# RAW DATA start

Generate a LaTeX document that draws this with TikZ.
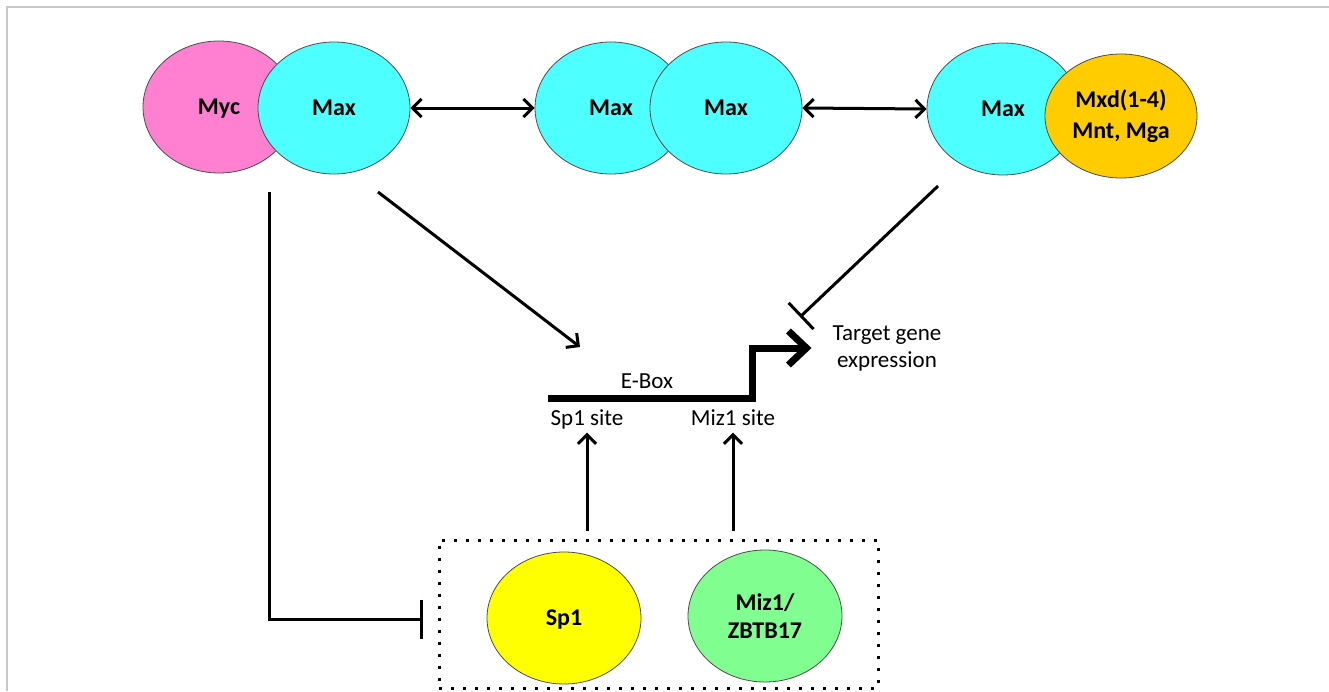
\documentclass[tikz,border=0pt]{standalone}
\usepackage{fontspec}
\setmainfont{Carlito}
\usetikzlibrary{arrows.meta,positioning,shapes.geometric}
\definecolor{mycpink}{RGB}{255,128,208}
\definecolor{maxcyan}{RGB}{77,255,255}
\definecolor{mxdgold}{RGB}{255,204,0}
\definecolor{spyellow}{RGB}{255,255,0}
\definecolor{mizgreen}{RGB}{128,255,144}
\definecolor{framegray}{RGB}{200,200,200}
\tikzset{
  prot/.style={draw=black!70, ellipse, line width=0.8pt, minimum width=152pt, minimum height=132pt, inner sep=0pt, align=center, font=\bfseries\fontsize{24}{28}\selectfont},
  note/.style={align=center, inner sep=2pt, font=\fontsize{23}{27}\selectfont},
  lbl/.style={note, text height=16pt, text depth=5pt},
  act/.style={-{Straight Barb[length=9pt,width=18pt]}, line width=3pt},
  dact/.style={{Straight Barb[length=9pt,width=18pt]}-{Straight Barb[length=9pt,width=18pt]}, line width=3pt},
  inh/.style={-{Bar[width=36pt]}, line width=3pt},
  prom/.style={-{Straight Barb[length=18pt,width=34pt]}, line width=7pt},
  dotbox/.style={draw, line width=3pt, dash pattern=on 3pt off 9pt, minimum width=439pt, minimum height=148pt, inner sep=0pt}
}
\begin{document}
\begin{tikzpicture}[x=1pt,y=-1pt]
\useasboundingbox (0,0) rectangle (1329,691);
\draw[framegray, line width=1.5pt] (1329,7) -- (7,7) -- (7,691);

% dimers
\node[prot, fill=mycpink, text depth=0pt] (myc) at (219,107) {Myc};
\node[prot, fill=maxcyan] (max1) at (334,108) {Max};
\node[prot, fill=maxcyan] (max2) at (611,108) {Max};
\node[prot, fill=maxcyan] (max3) at (726,108) {Max};
\node[prot, fill=maxcyan] (max4) at (1003,109) {Max};
\node[prot, fill=mxdgold, minimum height=124pt, font=\bfseries\fontsize{24}{31}\selectfont] (mxd) at (1121,116) {Mxd(1-4)\\Mnt, Mga};

% promoter
\node[note] (target) at (887,348) {Target gene\\expression};
\node[lbl] (ebox) at (647,383) {E-Box};
\node[lbl] (sp1site) at (587,420) {Sp1 site};
\node[lbl] (miz1site) at (733,420) {Miz1 site};
\coordinate (promstart) at (548,398);
\draw[prom] (promstart) -- (752,398) |- ([xshift=-19pt]target.west);

% repressors
\node[dotbox] (box) at (658.5,614) {};
\node[prot, fill=spyellow, minimum width=154pt, text depth=0pt] (sp1) at (564,618) {Sp1};
\node[prot, fill=mizgreen, minimum width=154pt] (miz1) at (765,616) {Miz1/\\ZBTB17};

\coordinate (mycmax) at (378,192);
\coordinate (eboxin) at (580,347);
\coordinate (mxdmax) at (938,186);
\coordinate (targetin) at (800,317);
\coordinate (mycdown) at (269,192);
\coordinate (boxin) at (423,619);

\draw[dact] (max1.east) -- (max2.west);
\draw[dact] (max3.east) -- (max4.west);
\draw[act] (mycmax) -- (eboxin);
\draw[inh] (mxdmax) -- (targetin);
\draw[inh, -{Bar[width=39pt]}] (mycdown) |- (boxin);
\draw[act] ([yshift=8pt]box.north -| sp1site) -- (sp1site.south);
\draw[act] ([yshift=8pt]box.north -| miz1site) -- (miz1site.south);
\end{tikzpicture}
\end{document}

# RAW DATA end

• **INSTRUCTIONS TO FOLLOW**:
Restate exactly, please, only the lines between the start of the data and the line containing "(mxd) at (1121,116)", both ends included, skipping the pictures.

• **WRITTEN ANSWER**:
Generate a LaTeX document that draws this with TikZ.
\documentclass[tikz,border=0pt]{standalone}
\usepackage{fontspec}
\setmainfont{Carlito}
\usetikzlibrary{arrows.meta,positioning,shapes.geometric}
\definecolor{mycpink}{RGB}{255,128,208}
\definecolor{maxcyan}{RGB}{77,255,255}
\definecolor{mxdgold}{RGB}{255,204,0}
\definecolor{spyellow}{RGB}{255,255,0}
\definecolor{mizgreen}{RGB}{128,255,144}
\definecolor{framegray}{RGB}{200,200,200}
\tikzset{
  prot/.style={draw=black!70, ellipse, line width=0.8pt, minimum width=152pt, minimum height=132pt, inner sep=0pt, align=center, font=\bfseries\fontsize{24}{28}\selectfont},
  note/.style={align=center, inner sep=2pt, font=\fontsize{23}{27}\selectfont},
  lbl/.style={note, text height=16pt, text depth=5pt},
  act/.style={-{Straight Barb[length=9pt,width=18pt]}, line width=3pt},
  dact/.style={{Straight Barb[length=9pt,width=18pt]}-{Straight Barb[length=9pt,width=18pt]}, line width=3pt},
  inh/.style={-{Bar[width=36pt]}, line width=3pt},
  prom/.style={-{Straight Barb[length=18pt,width=34pt]}, line width=7pt},
  dotbox/.style={draw, line width=3pt, dash pattern=on 3pt off 9pt, minimum width=439pt, minimum height=148pt, inner sep=0pt}
}
\begin{document}
\begin{tikzpicture}[x=1pt,y=-1pt]
\useasboundingbox (0,0) rectangle (1329,691);
\draw[framegray, line width=1.5pt] (1329,7) -- (7,7) -- (7,691);

% dimers
\node[prot, fill=mycpink, text depth=0pt] (myc) at (219,107) {Myc};
\node[prot, fill=maxcyan] (max1) at (334,108) {Max};
\node[prot, fill=maxcyan] (max2) at (611,108) {Max};
\node[prot, fill=maxcyan] (max3) at (726,108) {Max};
\node[prot, fill=maxcyan] (max4) at (1003,109) {Max};
\node[prot, fill=mxdgold, minimum height=124pt, font=\bfseries\fontsize{24}{31}\selectfont] (mxd) at (1121,116) {Mxd(1-4)\\Mnt, Mga};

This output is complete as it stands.